Ia harus kokoh, kuat dan semakin kuat. Harapan dan cita-cita adalah nafas kehidupan.
Bukankah sesudah mendaki kita akan menurun? Bukankah dengan airmata juga tercapai sukacita?
Cita-citalah yang membangkitkan semangat orang yang mendaki, kerana disebalik pendakian akan ada penurunan, menjadikan perjalanan lebih mudah.
Kalau tidak kerana cita-cita hilanglah nafsu bekerja, berhenti gerak dunia, padam pelita orang-orang bijak bistari.
Cita – cita adalah pokok pangkal kemajuan, kerana makhluk yang bernama manusia sahaja yang layak mendapat kemajuan, makhluk lain tidak.
Cita-citalah yang menghilangkan rasa sakit, melupakan kepedihan dan kesulitan. Sebab cita – cita itu sendiri adalah ‘dynamo’ hidup. Jangan diabaikan cita-cita yang tumbuh, pupuklah ia. 
Para petani yang tekun disawah, dibawah cahaya matahari sehingga hitam kulitnya, semua adalah lantaran cita-cita. Cita-citalah tiang kemajuan, tonggak gerak bumi dan menimbulkan nafsu bergerak.
Kita bergerak kerana ‘percikan-percikan’ api pengharapan yang membakar niat dan tekad. Semakin besar kecintaan kita pada harapan dan cita-cita semakin besar pula percikan api dan tenaga yang dihasilkan.
Bertambah kuat pula keberanian,tekad dan semangat menghadapi segala risiko dan tentangan. Semakin gigih pula otak kita bekerja mencari cara, berinovasi dan mengatur strategi agar berjaya mendapatkannya.
Himmah yang tinggi berbeda dengan angan-angan yang tinggi, karena angan-angan yang tinggi hanya menyebabkan seseorang pemuda  melamun, dia tidur di siang hari pada waktu orang lain bekerja keras, dan berangan – angan hendak membeli kereta mewah dan sebagainya.
Akhirnya kerana terlampau berangan – angan tinggi tanpa kerja keras akhirnya pemuda itu jatuh.
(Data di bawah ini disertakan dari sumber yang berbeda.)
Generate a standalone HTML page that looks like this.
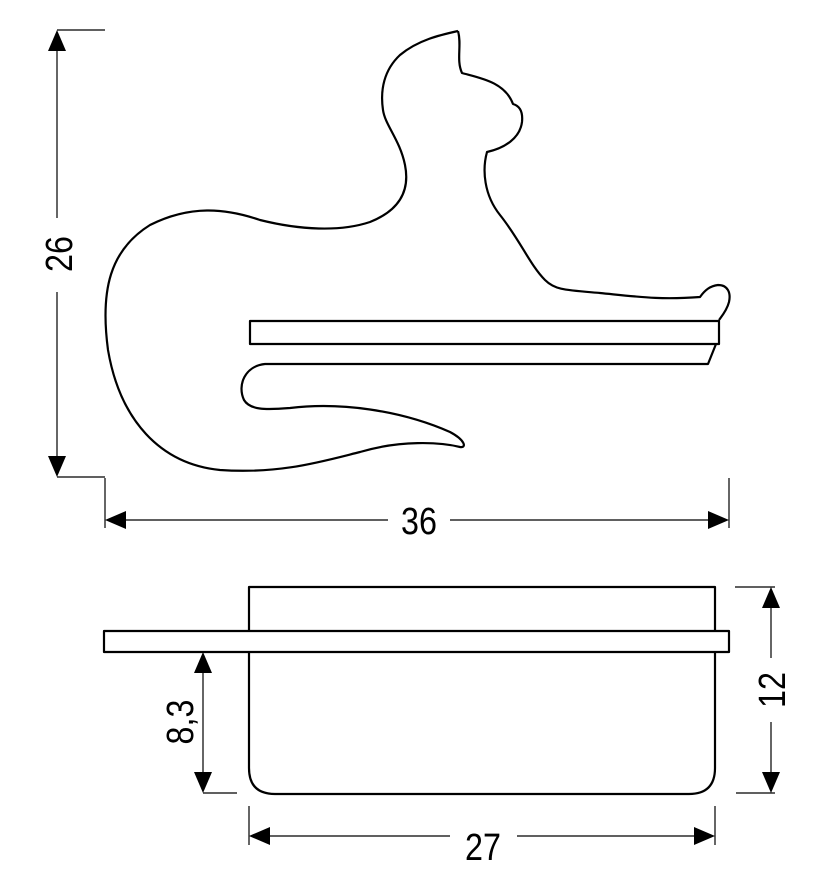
<!DOCTYPE html>
<html><head><style>
html,body{margin:0;padding:0;background:#fff;}
svg{display:block;}
text{font-family:"Liberation Sans",Arial,sans-serif;font-size:38px;fill:#000;}
</style></head><body>
<svg width="828" height="886" viewBox="0 0 828 886" xmlns="http://www.w3.org/2000/svg">
<g fill="none" stroke="#000" stroke-width="2.2" stroke-linejoin="round">
<path d="M458,31 C462,45 456,60 462,73 C480,78 505,82 513,104 C520,106 523,112 522,122 C520,138 505,148 487,152 C482,170 484,195 500,215 C520,240 530,265 545,280 C555,290 565,290 600,293 C640,297 660,300 700,297 C705,290 710,286 718,285 C728,285 731,293 729,302 C727,310 722,316 719,320"/>
<path d="M716,344 L708,364 L265,364 C245,366 237,385 244,400 C250,410 265,410 290,408 C340,402 400,410 450,432 C465,440 467,448 460,447 C440,442 400,440 360,452 C320,462 280,474 220,470 C160,464 120,420 108,350 C100,290 110,250 150,225 C190,205 225,208 260,220 C300,230 340,232 370,222 C400,210 410,190 405,165 C400,140 385,125 383,110 C380,90 384,70 400,55 C418,40 440,35 458,31"/>
<rect x="250" y="321" width="469" height="23"/>
<path d="M249,630 L249,587 L715,587 L715,630"/>
<path d="M249,652 L249,768 Q249,794 275,794 L689,794 Q715,794 715,768 L715,652"/>
<rect x="104" y="631" width="625" height="21"/>
</g>
<g stroke="#000" stroke-width="1.2" fill="none">
<line x1="57" y1="30" x2="105" y2="30"/><line x1="57" y1="477" x2="105" y2="477"/>
<line x1="57" y1="45" x2="57" y2="218"/><line x1="57" y1="292" x2="57" y2="462"/>
<line x1="105" y1="478" x2="105" y2="528"/><line x1="729" y1="478" x2="729" y2="528"/>
<line x1="120" y1="520" x2="388" y2="520"/><line x1="450" y1="520" x2="714" y2="520"/>
<line x1="735" y1="587" x2="775" y2="587"/><line x1="736" y1="793" x2="775" y2="793"/>
<line x1="771" y1="600" x2="771" y2="658"/><line x1="771" y1="722" x2="771" y2="780"/>
<line x1="203" y1="665" x2="203" y2="780"/><line x1="203" y1="793" x2="237" y2="793"/>
<line x1="249" y1="806" x2="249" y2="845"/><line x1="715" y1="806" x2="715" y2="845"/>
<line x1="262" y1="836" x2="450" y2="836"/><line x1="517" y1="836" x2="702" y2="836"/>
</g>
<g fill="#000">
<polygon points="57,30 48,51 66,51"/><polygon points="57,477 48,456 66,456"/>
<polygon points="105,520 126,511 126,529"/><polygon points="729,520 708,511 708,529"/>
<polygon points="771,587 762,608 780,608"/><polygon points="771,793 762,772 780,772"/>
<polygon points="203,652 194,673 212,673"/><polygon points="203,793 194,772 212,772"/>
<polygon points="249,836 270,827 270,845"/><polygon points="715,836 694,827 694,845"/>
</g>
<text transform="translate(419,534) scale(0.85,1)" text-anchor="middle">36</text>
<text transform="translate(483,860) scale(0.85,1)" text-anchor="middle">27</text>
<text transform="translate(72,254) rotate(-90) scale(0.85,1)" text-anchor="middle">26</text>
<text transform="translate(785,690) rotate(-90) scale(0.85,1)" text-anchor="middle">12</text>
<text transform="translate(193,722) rotate(-90) scale(0.85,1)" text-anchor="middle">8,3</text>
</svg>
</body></html>
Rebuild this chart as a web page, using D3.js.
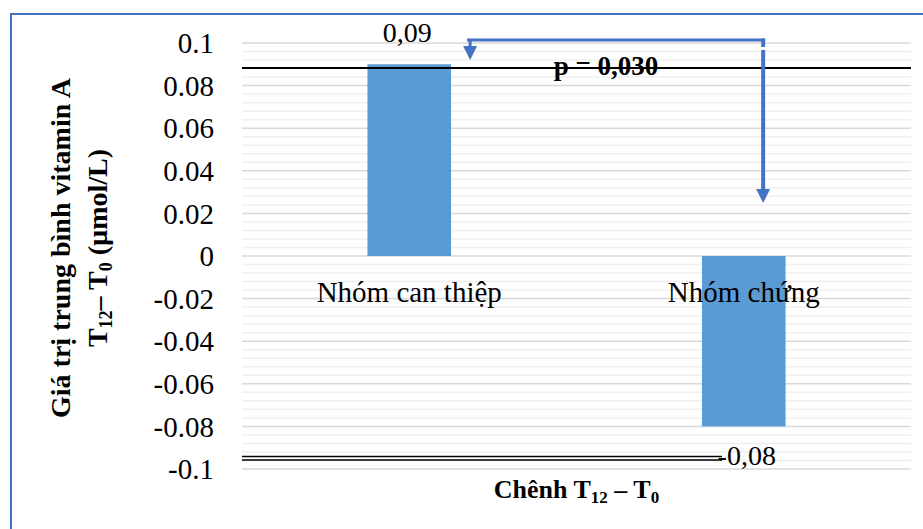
<!DOCTYPE html>
<html>
<head>
<meta charset="utf-8">
<script src="https://cdn.jsdelivr.net/npm/d3@7/dist/d3.min.js"></script>
<style>
  html, body { margin: 0; padding: 0; background: #fff; }
  svg { display: block; }
  text { font-family: "Liberation Serif", "Times New Roman", "DejaVu Serif", serif; fill: #000; }
</style>
</head>
<body>
<script>
// Mean change in serum vitamin A (T12 - T0) per study group
const categories = ["Nhóm can thiệp", "Nhóm chứng"];
const values = [0.09, -0.08];
const valueLabels = ["0,09", "-0,08"];
const yTicks = [0.1, 0.08, 0.06, 0.04, 0.02, 0, -0.02, -0.04, -0.06, -0.08, -0.1];
const yTickLabels = ["0.1", "0.08", "0.06", "0.04", "0.02", "0", "-0.02", "-0.04", "-0.06", "-0.08", "-0.1"];
const pLabel = "p = 0,030";
// reference rules drawn across the plot (data units)
const topRule = 0.0883;
const bottomRules = [-0.0941, -0.0958];
// comparison bracket: top level, left tip and right tip (data units)
const bracketTop = 0.1014;
const bracketLeftTip = 0.092;
const bracketRightTip = 0.0249;

const W = 923, H = 529;
const svg = d3.select("body").append("svg").attr("width", W).attr("height", H);
const serif = "'Liberation Serif', 'Times New Roman', 'DejaVu Serif', serif";

const plot = { left: 242, right: 911, top: 43, bottom: 469 };

const y = d3.scaleLinear().domain([-0.1, 0.1]).range([plot.bottom, plot.top]);
const x = d3.scaleBand().domain(categories).range([plot.left, plot.right]).padding(0);
const barW = x.bandwidth() * 0.25;
const cx = c => x(c) + x.bandwidth() / 2;

// chart frame
svg.append("rect")
  .attr("x", 11).attr("y", 14).attr("width", 1000).attr("height", 1000)
  .attr("fill", "none").attr("stroke", "#4472c4").attr("stroke-width", 2);

// minor gridlines
const minor = d3.range(-25, 26).map(i => +(i * 0.004).toFixed(4))
  .filter(v => Math.abs(Math.round(v * 1000) % 20) !== 0);
svg.append("g").selectAll("line").data(minor).join("line")
  .attr("x1", plot.left).attr("x2", plot.right)
  .attr("y1", d => y(d)).attr("y2", d => y(d))
  .attr("stroke", "#efefef").attr("stroke-width", 1.5);

// major gridlines
svg.append("g").selectAll("line").data(yTicks).join("line")
  .attr("x1", plot.left).attr("x2", plot.right)
  .attr("y1", d => y(d)).attr("y2", d => y(d))
  .attr("stroke", "#d9d9d9").attr("stroke-width", 1.5);

// y tick labels
svg.append("g").selectAll("text").data(yTicks).join("text")
  .attr("font-family", serif)
  .attr("x", 214).attr("y", d => y(d)).attr("dy", "0.35em")
  .attr("text-anchor", "end").attr("font-size", 29)
  .text((d, i) => yTickLabels[i]);

// bars
svg.append("g").selectAll("rect").data(values).join("rect")
  .attr("x", (d, i) => cx(categories[i]) - barW / 2)
  .attr("width", barW)
  .attr("y", d => y(Math.max(0, d)))
  .attr("height", d => Math.abs(y(d) - y(0)))
  .attr("fill", "#5b9bd5");

// category labels sitting below the zero line
svg.append("g").selectAll("text").data(categories).join("text")
  .attr("font-family", serif)
  .attr("x", d => cx(d)).attr("y", y(0) + 46)
  .attr("text-anchor", "middle").attr("font-size", 29)
  .text(d => d);

// top reference rule
svg.append("line")
  .attr("x1", plot.left).attr("x2", plot.right)
  .attr("y1", y(topRule)).attr("y2", y(topRule))
  .attr("stroke", "#000").attr("stroke-width", 2);

// bottom double rule
svg.append("g").selectAll("line").data(bottomRules).join("line")
  .attr("x1", plot.left).attr("x2", x(categories[1]) + x.bandwidth() * 0.435)
  .attr("y1", d => y(d)).attr("y2", d => y(d))
  .attr("stroke", "#000").attr("stroke-width", 1.5);

// value labels
svg.append("g").selectAll("text").data(values).join("text")
  .attr("font-family", serif)
  .attr("x", (d, i) => cx(categories[i]) + (d < 0 ? 3 : -2))
  .attr("y", d => d >= 0 ? y(d) - 22 : y(d) + 39)
  .attr("text-anchor", "middle").attr("font-size", 28)
  .text((d, i) => valueLabels[i]);

// comparison bracket with arrowheads
const blue = "#4472c4";
const lx = cx(categories[0]) + x.bandwidth() * 0.182;
const rx = cx(categories[1]) + x.bandwidth() * 0.058;
const by = y(bracketTop);
const head = 14;
const br = svg.append("g");
br.append("line").attr("x1", lx - 3).attr("x2", rx + 2).attr("y1", by).attr("y2", by)
  .attr("stroke", blue).attr("stroke-width", 3);
br.append("line").attr("x1", lx).attr("x2", lx).attr("y1", by).attr("y2", y(bracketLeftTip) - head + 1)
  .attr("stroke", blue).attr("stroke-width", 3);
// right leg is drawn in two pieces with a thin break just under the corner
br.append("line").attr("x1", rx).attr("x2", rx).attr("y1", by - 1.5).attr("y2", by + 7)
  .attr("stroke", blue).attr("stroke-width", 4);
br.append("line").attr("x1", rx).attr("x2", rx).attr("y1", by + 10).attr("y2", y(bracketRightTip) - head + 1)
  .attr("stroke", blue).attr("stroke-width", 4);
const tri = (tx, ty) => `M${tx - 7},${ty - head}L${tx + 7},${ty - head}L${tx},${ty}Z`;
br.append("path").attr("d", tri(lx, y(bracketLeftTip))).attr("fill", blue);
br.append("path").attr("d", tri(rx, y(bracketRightTip))).attr("fill", blue);

// p-value label
svg.append("text")
  .attr("font-family", serif)
  .attr("x", 606).attr("y", 75)
  .attr("text-anchor", "middle").attr("font-size", 27).attr("font-weight", "bold")
  .text(pLabel);

// x axis title with subscripts
const xt = svg.append("text")
  .attr("font-family", serif)
  .attr("x", (plot.left + plot.right) / 2).attr("y", 498)
  .attr("text-anchor", "middle").attr("font-size", 26).attr("font-weight", "bold");
xt.append("tspan").text("Chênh T");
xt.append("tspan").attr("font-size", 17).attr("dy", 5).text("12");
xt.append("tspan").attr("dy", -5).text(" – T");
xt.append("tspan").attr("font-size", 17).attr("dy", 5).text("0");

// y axis title, two lines, rotated
const yt = svg.append("g").attr("transform", "translate(0,248) rotate(-90)");
yt.append("text")
  .attr("font-family", serif)
  .attr("x", 0).attr("y", 70)
  .attr("text-anchor", "middle").attr("font-size", 28).attr("font-weight", "bold")
  .text("Giá trị trung bình vitamin A");
const yt2 = yt.append("text")
  .attr("font-family", serif)
  .attr("x", 0).attr("y", 107)
  .attr("text-anchor", "middle").attr("font-size", 28).attr("font-weight", "bold");
yt2.append("tspan").text("T");
yt2.append("tspan").attr("font-size", 18).attr("dy", 5).text("12");
yt2.append("tspan").attr("dy", -5).text("– T");
yt2.append("tspan").attr("font-size", 18).attr("dy", 5).text("0");
yt2.append("tspan").attr("dy", -5).text(" (µmol/L)");
</script>
</body>
</html>
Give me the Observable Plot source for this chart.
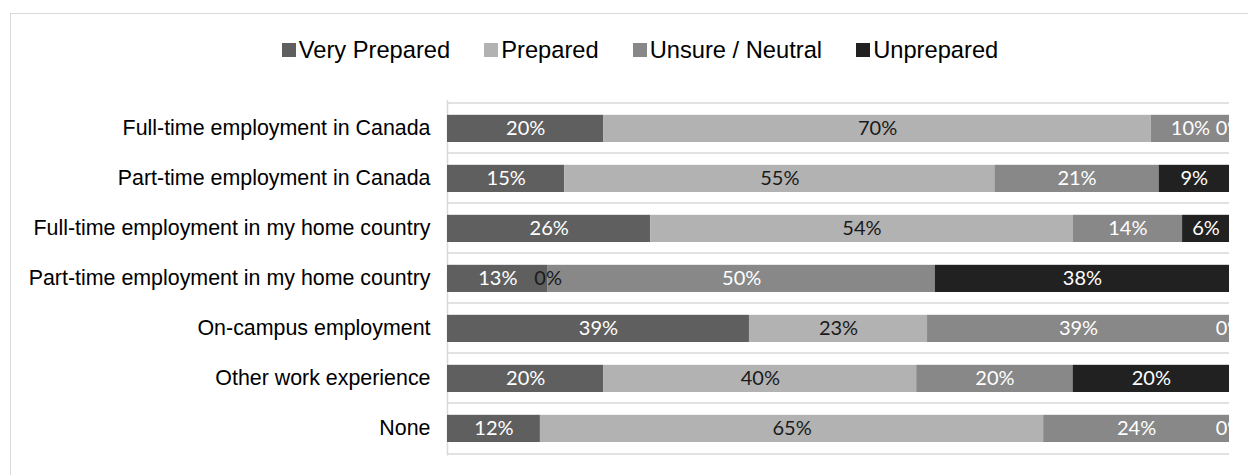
<!DOCTYPE html>
<html>
<head>
<meta charset="utf-8">
<script src="https://cdn.jsdelivr.net/npm/d3@7"></script>
<script src="https://cdn.jsdelivr.net/npm/@observablehq/plot@0.6"></script>
<style>
  html, body { margin: 0; padding: 0; background: #fff; overflow: hidden; }
  #wrap { position: relative; width: 1248px; height: 475px; overflow: hidden; }
  #frame { position: absolute; left: 10px; top: 13px; width: 1400px; height: 600px;
           border-left: 1.5px solid #d9d9d9; border-top: 1.5px solid #d9d9d9; box-sizing: border-box; }
  #legend { position: relative; width: 1280px; height: 80px; padding-top: 20px; box-sizing: border-box;
            display: flex; justify-content: center; align-items: center;
            font-family: "Liberation Sans", Arial, sans-serif; font-size: 23.7px; color: #000; }
  .item { display: flex; align-items: center; margin: 0 17px; }
  .sw { width: 14px; height: 14px; margin-right: 3px; }
  #chart { position: relative; }
</style>
</head>
<body>
<div id="wrap">
  <div id="frame"></div>
  <div id="legend"></div>
  <div id="chart"></div>
</div>
<script>
const categories = [
  "Full-time employment in Canada",
  "Part-time employment in Canada",
  "Full-time employment in my home country",
  "Part-time employment in my home country",
  "On-campus employment",
  "Other work experience",
  "None"
];
const seriesNames = ["Very Prepared", "Prepared", "Unsure / Neutral", "Unprepared"];
const veryPrepared = [20, 15, 26, 13, 39, 20, 12];
const prepared     = [70, 55, 54, 0, 23, 40, 65];
const unsure       = [10, 21, 14, 50, 39, 20, 24];
const unprepared   = [0, 9, 6, 38, 0, 20, 0];
const seriesColors = ["#5f5f5f", "#b2b2b2", "#888888", "#212121"];

const seriesValues = [veryPrepared, prepared, unsure, unprepared];
const data = [];
categories.forEach((c, i) => {
  seriesNames.forEach((s, j) => {
    data.push({category: c, series: s, value: seriesValues[j][i]});
  });
});

// Legend (HTML, above the SVG)
const legend = document.getElementById("legend");
seriesNames.forEach((s, j) => {
  const it = document.createElement("div");
  it.className = "item";
  const sw = document.createElement("span");
  sw.className = "sw";
  sw.style.background = seriesColors[j];
  const t = document.createElement("span");
  t.textContent = s;
  it.appendChild(sw); it.appendChild(t);
  legend.appendChild(it);
});

const H = 395, MT = 20, MB = 19.4;
const bw = (H - MT - MB) / categories.length;
const stackOpts = {x: "value", y: "category", z: "series", order: seriesNames, offset: "normalize"};
const gridStyle = {stroke: "#d9d9d9", strokeWidth: 1.5};

const chart = Plot.plot({
  width: 1248,
  height: H,
  marginTop: MT,
  marginBottom: MB,
  marginLeft: 447,
  marginRight: 19,
  style: {fontFamily: "'Liberation Sans', Arial, sans-serif", fontSize: "21.4px", color: "#000", background: "transparent", overflow: "visible"},
  x: {domain: [0, 1], axis: null},
  y: {domain: categories, padding: 0, label: null, tickSize: 0, tickPadding: 17},
  color: {domain: seriesNames, range: seriesColors},
  marks: [
    Plot.ruleY(categories, {y: d => d, x1: 0, x2: 1, dy: -bw / 2, ...gridStyle}),
    Plot.ruleY(categories.slice(-1), {y: d => d, x1: 0, x2: 1, dy: bw / 2, ...gridStyle}),
    Plot.ruleX([0], gridStyle),
    Plot.barX(data, Plot.stackX({...stackOpts, fill: "series", insetTop: 11.8, insetBottom: 11.0})),
    Plot.text(data, Plot.stackX({...stackOpts,
      text: d => d.series === "Prepared" ? null : `${d.value}%`,
      fill: "#ffffff", fontFamily: "Lato, sans-serif", fontSize: 20, clip: true})),
    Plot.text(data, Plot.stackX({...stackOpts,
      text: d => d.series === "Prepared" ? `${d.value}%` : null,
      fill: "#1a1a1a", fontFamily: "Lato, sans-serif", fontSize: 20, clip: true}))
  ]
});
document.getElementById("chart").appendChild(chart);
</script>
</body>
</html>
Cita-cita membawa kebesaran dan kemuliaan sedangkan angan-angan merusak dan membawa kepada  kejurang kehinaan.
Oleh itu tetaplah berharap, kerana seorang muslim tidak akan pernah berhenti mengharap. Dalam setiap amal ibadahnya, dia selalu mengharapkan kasih sayang dan rahmat Tuhannya.
Dalam setiap gerak kehidupannya, dia selalu menanamkan tujuan dan cita-cita untuk kebaikannya dan kehidupan. Dan jika harapan pernah terputus, maka sambunglah kembali.
Kadangkala, lantaran putus asa yang mendalam, sesetengah orang jemu dengan kehidupan, bak pepatah “hidup segan mati tak mahu”. Seorang mukmin tidak akan mudah berputus asa, walaupun pintu disekelilingnya seakan – akan tertutup.
Rasulullah SAW bersabda:
”Janganlah salah seorang  dari kamu meminta mati kerana kesulitan hidup yang menimpanya.Jika perlu ucapkanlah doa seperti berikut ‘Ya Allah panjangkanlah umurku sekiranya hidup ini lebih baik bagiku,dan matikanlah aku sekiranya mati itu lebih baik bagiku”(Riwayat Bukhari dan Muslim)
Marilah membangunkan harapan dengan tauladan seperti Sayyidah Hajar yang tetap berlari mencari air, meskipun dalam pandangan hanya ada fatamorgana dan padang pasir sahaja.
Dan seperti Nabi SAW, yang tidak membiarkan malaikat menjatuhkan gunung, walaupun penduduk Thaif menolak dakwahnya dengan kasar, malah baginda tetap menaruh harapan pada anak dan cucu mereka.
Dengan memperbaiki amalan dan usaha serta diiringi doa, bererti kita telah mencuba kearah kebaikan agar tercapai harapan dan cita-cita. Harapan umpama aliran darah yang terus mengalir sepanjang Hayat kita. Janganlah kita berputus asa dari Rahmat Allah SWT…
Subhannallah Walhamdilillah waLailahailallah Allahuakbar.